With that experience, Avery's first large project was the establishment of a moving assembly line at the plant. The assembly line project was worked on by a number of Ford's top men, including C. Harold Wills, Peter E. Martin, and Charles Ebender in addition to Avery and Sorenson. Although credit for the moving assembly line can't be pinned to one individual, those who took part acknowledged Avery as the guiding light of the project, and he became Ford's time study expert. By the end of 1913, the project had reduced assembly time for a Model T from 12.5 man-hours down to 2.7 man-hours. Later improvements reduced that time to only 1.5 man-hours.

Avery soon had a reputation for himself as a problem-solver, and was eventually promoted to Ford's chief development engineer. He continued work on Ford's assembly line, designing operations for sub-assemblies leading into the final assembly. In 1918, Ford assigned Avery to the task of increasing the clarity of automotive glass. Avery experimented with a novel procedure of pouring molten glass onto a moving table, and by 1921 Ford had a system in place. In 1920, Avery was put in charge of Ford's iron and lumber operations in northern Michigan.

In 1922, Ford purchased Lincoln, and Avery worked closely with Edsel Ford to Fordize the Lincoln design and manufacture. This cooperation continued until 1927. In 1927, many operations were transferred to the Rouge plant. Top Ford management, headed by Sorensen, was not receptive to Avery, and he decided to leave Ford.

== Murray Corporation ==
In January 1927, the financially struggling Murray Auto Body was re-organized into the Murray Corporation of America. Anticipating a potentially large contract from Ford, then retooling for the Model A, Murray President William R. Wilson recruited Avery as chief engineer. Sensing opportunity, Avery joined Murray. Within a year, Avery was president of the firm and chairman of its board of directors.

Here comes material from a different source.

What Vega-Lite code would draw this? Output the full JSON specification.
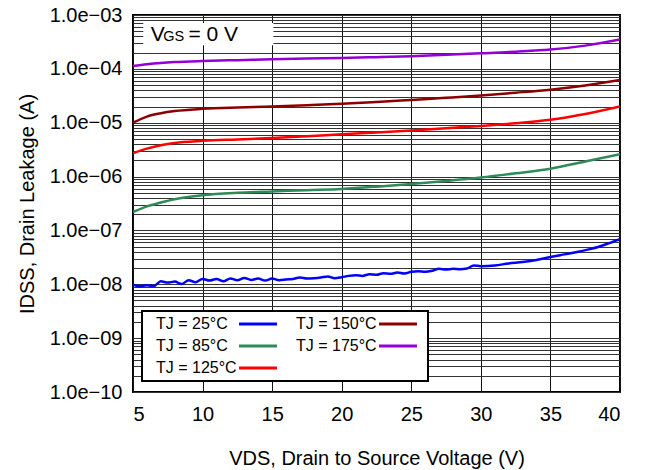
{
  "$schema": "https://vega.github.io/schema/vega-lite/v6.json",
  "width": 487,
  "height": 377,
  "autosize": {"type": "none"},
  "padding": {"left": 133, "top": 15, "right": 25, "bottom": 78},
  "config": {
    "font": "Liberation Sans",
    "view": {"stroke": "black", "strokeWidth": 2},
    "legend": {"strokeWidth": 2}
  },
  "datasets": {
    "curves": [
      {"vds": 5, "idss": 1.13e-4, "T": "TJ = 175°C"},
      {"vds": 6, "idss": 1.22e-4, "T": "TJ = 175°C"},
      {"vds": 7, "idss": 1.29e-4, "T": "TJ = 175°C"},
      {"vds": 8, "idss": 1.34e-4, "T": "TJ = 175°C"},
      {"vds": 10, "idss": 1.40e-4, "T": "TJ = 175°C"},
      {"vds": 12.5, "idss": 1.45e-4, "T": "TJ = 175°C"},
      {"vds": 15, "idss": 1.50e-4, "T": "TJ = 175°C"},
      {"vds": 17.5, "idss": 1.55e-4, "T": "TJ = 175°C"},
      {"vds": 20, "idss": 1.59e-4, "T": "TJ = 175°C"},
      {"vds": 22.5, "idss": 1.65e-4, "T": "TJ = 175°C"},
      {"vds": 25, "idss": 1.72e-4, "T": "TJ = 175°C"},
      {"vds": 27.5, "idss": 1.82e-4, "T": "TJ = 175°C"},
      {"vds": 30, "idss": 1.94e-4, "T": "TJ = 175°C"},
      {"vds": 32.5, "idss": 2.08e-4, "T": "TJ = 175°C"},
      {"vds": 35, "idss": 2.28e-4, "T": "TJ = 175°C"},
      {"vds": 37.5, "idss": 2.70e-4, "T": "TJ = 175°C"},
      {"vds": 40, "idss": 3.50e-4, "T": "TJ = 175°C"},

      {"vds": 5, "idss": 1.0e-5, "T": "TJ = 150°C"},
      {"vds": 6, "idss": 1.3e-5, "T": "TJ = 150°C"},
      {"vds": 7, "idss": 1.5e-5, "T": "TJ = 150°C"},
      {"vds": 8, "idss": 1.65e-5, "T": "TJ = 150°C"},
      {"vds": 10, "idss": 1.81e-5, "T": "TJ = 150°C"},
      {"vds": 12.5, "idss": 1.92e-5, "T": "TJ = 150°C"},
      {"vds": 15, "idss": 2.0e-5, "T": "TJ = 150°C"},
      {"vds": 17.5, "idss": 2.12e-5, "T": "TJ = 150°C"},
      {"vds": 20, "idss": 2.25e-5, "T": "TJ = 150°C"},
      {"vds": 22.5, "idss": 2.42e-5, "T": "TJ = 150°C"},
      {"vds": 25, "idss": 2.65e-5, "T": "TJ = 150°C"},
      {"vds": 27.5, "idss": 2.9e-5, "T": "TJ = 150°C"},
      {"vds": 30, "idss": 3.2e-5, "T": "TJ = 150°C"},
      {"vds": 32.5, "idss": 3.6e-5, "T": "TJ = 150°C"},
      {"vds": 35, "idss": 4.1e-5, "T": "TJ = 150°C"},
      {"vds": 37.5, "idss": 4.9e-5, "T": "TJ = 150°C"},
      {"vds": 40, "idss": 6.2e-5, "T": "TJ = 150°C"},

      {"vds": 5, "idss": 2.7e-6, "T": "TJ = 125°C"},
      {"vds": 6, "idss": 3.3e-6, "T": "TJ = 125°C"},
      {"vds": 7, "idss": 3.8e-6, "T": "TJ = 125°C"},
      {"vds": 8, "idss": 4.2e-6, "T": "TJ = 125°C"},
      {"vds": 10, "idss": 4.6e-6, "T": "TJ = 125°C"},
      {"vds": 12.5, "idss": 4.9e-6, "T": "TJ = 125°C"},
      {"vds": 15, "idss": 5.2e-6, "T": "TJ = 125°C"},
      {"vds": 17.5, "idss": 5.6e-6, "T": "TJ = 125°C"},
      {"vds": 20, "idss": 6.1e-6, "T": "TJ = 125°C"},
      {"vds": 22.5, "idss": 6.6e-6, "T": "TJ = 125°C"},
      {"vds": 25, "idss": 7.2e-6, "T": "TJ = 125°C"},
      {"vds": 27.5, "idss": 7.9e-6, "T": "TJ = 125°C"},
      {"vds": 30, "idss": 8.7e-6, "T": "TJ = 125°C"},
      {"vds": 32.5, "idss": 9.8e-6, "T": "TJ = 125°C"},
      {"vds": 35, "idss": 1.13e-5, "T": "TJ = 125°C"},
      {"vds": 37.5, "idss": 1.45e-5, "T": "TJ = 125°C"},
      {"vds": 40, "idss": 2.0e-5, "T": "TJ = 125°C"},

      {"vds": 5, "idss": 2.2e-7, "T": "TJ = 85°C"},
      {"vds": 6, "idss": 2.8e-7, "T": "TJ = 85°C"},
      {"vds": 7, "idss": 3.3e-7, "T": "TJ = 85°C"},
      {"vds": 8, "idss": 3.8e-7, "T": "TJ = 85°C"},
      {"vds": 10, "idss": 4.5e-7, "T": "TJ = 85°C"},
      {"vds": 12.5, "idss": 5.0e-7, "T": "TJ = 85°C"},
      {"vds": 15, "idss": 5.3e-7, "T": "TJ = 85°C"},
      {"vds": 17.5, "idss": 5.6e-7, "T": "TJ = 85°C"},
      {"vds": 20, "idss": 5.9e-7, "T": "TJ = 85°C"},
      {"vds": 22.5, "idss": 6.5e-7, "T": "TJ = 85°C"},
      {"vds": 25, "idss": 7.3e-7, "T": "TJ = 85°C"},
      {"vds": 27.5, "idss": 8.3e-7, "T": "TJ = 85°C"},
      {"vds": 30, "idss": 9.6e-7, "T": "TJ = 85°C"},
      {"vds": 32.5, "idss": 1.15e-6, "T": "TJ = 85°C"},
      {"vds": 35, "idss": 1.4e-6, "T": "TJ = 85°C"},
      {"vds": 37.5, "idss": 1.9e-6, "T": "TJ = 85°C"},
      {"vds": 40, "idss": 2.6e-6, "T": "TJ = 85°C"},

      {"vds": 5.0, "idss": 9.86e-9, "T": "TJ = 25°C"},
      {"vds": 5.5, "idss": 9.17e-9, "T": "TJ = 25°C"},
      {"vds": 6.0, "idss": 9.57e-9, "T": "TJ = 25°C"},
      {"vds": 6.5, "idss": 9.30e-9, "T": "TJ = 25°C"},
      {"vds": 7.0, "idss": 1.138e-8, "T": "TJ = 25°C"},
      {"vds": 7.5, "idss": 1.074e-8, "T": "TJ = 25°C"},
      {"vds": 8.0, "idss": 1.122e-8, "T": "TJ = 25°C"},
      {"vds": 8.5, "idss": 1.014e-8, "T": "TJ = 25°C"},
      {"vds": 9.0, "idss": 1.188e-8, "T": "TJ = 25°C"},
      {"vds": 9.5, "idss": 1.09e-8, "T": "TJ = 25°C"},
      {"vds": 10.0, "idss": 1.259e-8, "T": "TJ = 25°C"},
      {"vds": 10.5, "idss": 1.171e-8, "T": "TJ = 25°C"},
      {"vds": 11.0, "idss": 1.259e-8, "T": "TJ = 25°C"},
      {"vds": 11.5, "idss": 1.138e-8, "T": "TJ = 25°C"},
      {"vds": 12.0, "idss": 1.277e-8, "T": "TJ = 25°C"},
      {"vds": 12.5, "idss": 1.188e-8, "T": "TJ = 25°C"},
      {"vds": 13.0, "idss": 1.315e-8, "T": "TJ = 25°C"},
      {"vds": 13.5, "idss": 1.206e-8, "T": "TJ = 25°C"},
      {"vds": 14.0, "idss": 1.277e-8, "T": "TJ = 25°C"},
      {"vds": 14.5, "idss": 1.171e-8, "T": "TJ = 25°C"},
      {"vds": 15.0, "idss": 1.277e-8, "T": "TJ = 25°C"},
      {"vds": 15.5, "idss": 1.188e-8, "T": "TJ = 25°C"},
      {"vds": 16.0, "idss": 1.224e-8, "T": "TJ = 25°C"},
      {"vds": 16.5, "idss": 1.259e-8, "T": "TJ = 25°C"},
      {"vds": 17.0, "idss": 1.334e-8, "T": "TJ = 25°C"},
      {"vds": 17.5, "idss": 1.277e-8, "T": "TJ = 25°C"},
      {"vds": 18.0, "idss": 1.296e-8, "T": "TJ = 25°C"},
      {"vds": 18.5, "idss": 1.334e-8, "T": "TJ = 25°C"},
      {"vds": 19.0, "idss": 1.392e-8, "T": "TJ = 25°C"},
      {"vds": 19.5, "idss": 1.296e-8, "T": "TJ = 25°C"},
      {"vds": 20.0, "idss": 1.353e-8, "T": "TJ = 25°C"},
      {"vds": 20.5, "idss": 1.432e-8, "T": "TJ = 25°C"},
      {"vds": 21.0, "idss": 1.474e-8, "T": "TJ = 25°C"},
      {"vds": 21.5, "idss": 1.432e-8, "T": "TJ = 25°C"},
      {"vds": 22.0, "idss": 1.539e-8, "T": "TJ = 25°C"},
      {"vds": 22.5, "idss": 1.496e-8, "T": "TJ = 25°C"},
      {"vds": 23.0, "idss": 1.607e-8, "T": "TJ = 25°C"},
      {"vds": 23.5, "idss": 1.562e-8, "T": "TJ = 25°C"},
      {"vds": 24.0, "idss": 1.654e-8, "T": "TJ = 25°C"},
      {"vds": 24.5, "idss": 1.585e-8, "T": "TJ = 25°C"},
      {"vds": 25.0, "idss": 1.702e-8, "T": "TJ = 25°C"},
      {"vds": 25.5, "idss": 1.751e-8, "T": "TJ = 25°C"},
      {"vds": 26.0, "idss": 1.702e-8, "T": "TJ = 25°C"},
      {"vds": 26.5, "idss": 1.777e-8, "T": "TJ = 25°C"},
      {"vds": 27.0, "idss": 1.937e-8, "T": "TJ = 25°C"},
      {"vds": 27.5, "idss": 1.882e-8, "T": "TJ = 25°C"},
      {"vds": 28.0, "idss": 1.937e-8, "T": "TJ = 25°C"},
      {"vds": 28.5, "idss": 1.91e-8, "T": "TJ = 25°C"},
      {"vds": 29.0, "idss": 1.966e-8, "T": "TJ = 25°C"},
      {"vds": 29.5, "idss": 2.237e-8, "T": "TJ = 25°C"},
      {"vds": 30.0, "idss": 2.173e-8, "T": "TJ = 25°C"},
      {"vds": 31.0, "idss": 2.237e-8, "T": "TJ = 25°C"},
      {"vds": 32.0, "idss": 2.438e-8, "T": "TJ = 25°C"},
      {"vds": 33.0, "idss": 2.582e-8, "T": "TJ = 25°C"},
      {"vds": 34.0, "idss": 2.814e-8, "T": "TJ = 25°C"},
      {"vds": 35.0, "idss": 3.202e-8, "T": "TJ = 25°C"},
      {"vds": 36.0, "idss": 3.594e-8, "T": "TJ = 25°C"},
      {"vds": 37.0, "idss": 4.03e-8, "T": "TJ = 25°C"},
      {"vds": 38.0, "idss": 4.59e-8, "T": "TJ = 25°C"},
      {"vds": 39.0, "idss": 5.53e-8, "T": "TJ = 25°C"},
      {"vds": 40.0, "idss": 6.86e-8, "T": "TJ = 25°C"}
    ]
  },
  "layer": [
    {
      "data": {"name": "curves"},
      "mark": {"type": "line", "strokeWidth": 2.5, "interpolate": "monotone", "clip": true},
      "encoding": {
        "x": {
          "field": "vds", "type": "quantitative",
          "scale": {"domain": [5, 40], "nice": false, "zero": false},
          "axis": {
            "values": [5, 10, 15, 20, 25, 30, 35, 40],
            "title": "VDS, Drain to Source Voltage (V)",
            "grid": true, "gridColor": "#111", "gridWidth": 1, "gridOpacity": 1,
            "ticks": false, "domain": false,
            "labelFontSize": 20, "labelPadding": 12, "labelColor": "black",
            "titleFontSize": 20, "titleFontWeight": "normal", "titleColor": "black", "titlePadding": 24
          }
        },
        "y": {
          "field": "idss", "type": "quantitative",
          "scale": {"type": "log", "domain": [1e-10, 1e-3], "nice": false},
          "axis": {
            "values": [1e-10, 2e-10, 3e-10, 4e-10, 5e-10, 6e-10, 7e-10, 8e-10, 9e-10,
                       1e-9, 2e-9, 3e-9, 4e-9, 5e-9, 6e-9, 7e-9, 8e-9, 9e-9,
                       1e-8, 2e-8, 3e-8, 4e-8, 5e-8, 6e-8, 7e-8, 8e-8, 9e-8,
                       1e-7, 2e-7, 3e-7, 4e-7, 5e-7, 6e-7, 7e-7, 8e-7, 9e-7,
                       1e-6, 2e-6, 3e-6, 4e-6, 5e-6, 6e-6, 7e-6, 8e-6, 9e-6,
                       1e-5, 2e-5, 3e-5, 4e-5, 5e-5, 6e-5, 7e-5, 8e-5, 9e-5,
                       1e-4, 2e-4, 3e-4, 4e-4, 5e-4, 6e-4, 7e-4, 8e-4, 9e-4, 1e-3],
            "labelExpr": "abs(log(datum.value)/LN10 - round(log(datum.value)/LN10)) < 0.001 ? '1.0e\u2212' + (-round(log(datum.value)/LN10) >= 10 ? '' : '0') + (-round(log(datum.value)/LN10)) : ''",
            "title": "IDSS, Drain Leakage (A)",
            "grid": true, "gridColor": "#333", "gridWidth": 1, "gridOpacity": 1,
            "ticks": false, "domain": false,
            "labelFontSize": 20, "labelPadding": 11, "labelColor": "black", "labelOverlap": false,
            "titleFontSize": 20, "titleFontWeight": "normal", "titleColor": "black", "titlePadding": 12
          }
        },
        "color": {
          "field": "T", "type": "nominal",
          "scale": {
            "domain": ["TJ = 25°C", "TJ = 85°C", "TJ = 125°C", "TJ = 150°C", "TJ = 175°C"],
            "range": ["#0000ff", "#2e8b57", "#ff0000", "#8b0000", "#9400d3"]
          },
          "legend": {
            "title": null,
            "orient": "none", "legendX": 9, "legendY": 296,
            "columns": 2, "columnPadding": 4, "rowPadding": 6,
            "fillColor": "white", "strokeColor": "black", "padding": 5,
            "symbolType": "M-4,0H4", "symbolSize": 90, "symbolStrokeWidth": 3,
            "symbolOffset": 103, "labelOffset": -110,
            "labelFontSize": 16, "labelColor": "black", "labelLimit": 200
          }
        }
      }
    },
    {
      "data": {"values": [{}]},
      "mark": {"type": "rect", "fill": "white"},
      "encoding": {
        "x": {"datum": 5.74, "type": "quantitative"},
        "x2": {"datum": 15.09},
        "y": {"datum": 7.08e-4, "type": "quantitative"},
        "y2": {"datum": 2.74e-4}
      }
    },
    {
      "data": {"values": [{}]},
      "mark": {"type": "text", "align": "left", "baseline": "alphabetic", "fontSize": 21, "color": "black"},
      "encoding": {
        "x": {"datum": 6.27, "type": "quantitative"},
        "y": {"datum": 3.3e-4, "type": "quantitative"},
        "text": {"value": "V"}
      }
    },
    {
      "data": {"values": [{}]},
      "mark": {"type": "text", "align": "left", "baseline": "alphabetic", "fontSize": 14.5, "color": "black"},
      "encoding": {
        "x": {"datum": 7.18, "type": "quantitative"},
        "y": {"datum": 3.3e-4, "type": "quantitative"},
        "text": {"value": "GS"}
      }
    },
    {
      "data": {"values": [{}]},
      "mark": {"type": "text", "align": "left", "baseline": "alphabetic", "fontSize": 21, "color": "black"},
      "encoding": {
        "x": {"datum": 8.98, "type": "quantitative"},
        "y": {"datum": 3.3e-4, "type": "quantitative"},
        "text": {"value": "= 0 V"}
      }
    }
  ]
}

Avery steered Murray for the rest of his life. The company supplied Ford with quasi-custom bodies for the Model A, as well as custom bodies for Lincoln cars. In addition, Murray built bodies for other manufacturers such as Chrysler, Hupmobile, Reo, Dodge, Peerless, Packard, Hudson, and Essex. The company struggled during the Great Depression, losing money in 1931–1934. However, Ford, with an eye to keeping one of its major suppliers afloat, helped the company out with larger contracts and allowed Murray to use some Ford-owned dies. As a result, Murray posted a profit in 1935, and kept in business throughout the Depression.

At the beginning of World War II, Murray Corporation of America was well-positioned to fulfill military contracts and Avery steered the company into the production of airplane wings and other components. The company's workforce increased to over 13,000 employees, and Murray produced parts for the B-17 and B-29 bombers, the A-20 light bomber, and the P-47 fighter/bomber. Near the end of the war, Avery started to solicit Ford and Kaiser-Frazer, to develop Murray's post-war business.

In 1944, the University of Michigan presented Avery with an honorary Doctor of Engineering degree. In 1948, Avery gave up his position as president of Murray, but continued as its chairman.

On May 13, 1949, Avery suffered a heart attack and died at home. In 1990, he was inducted into the Automotive Hall of Fame for his contributions to the moving assembly line.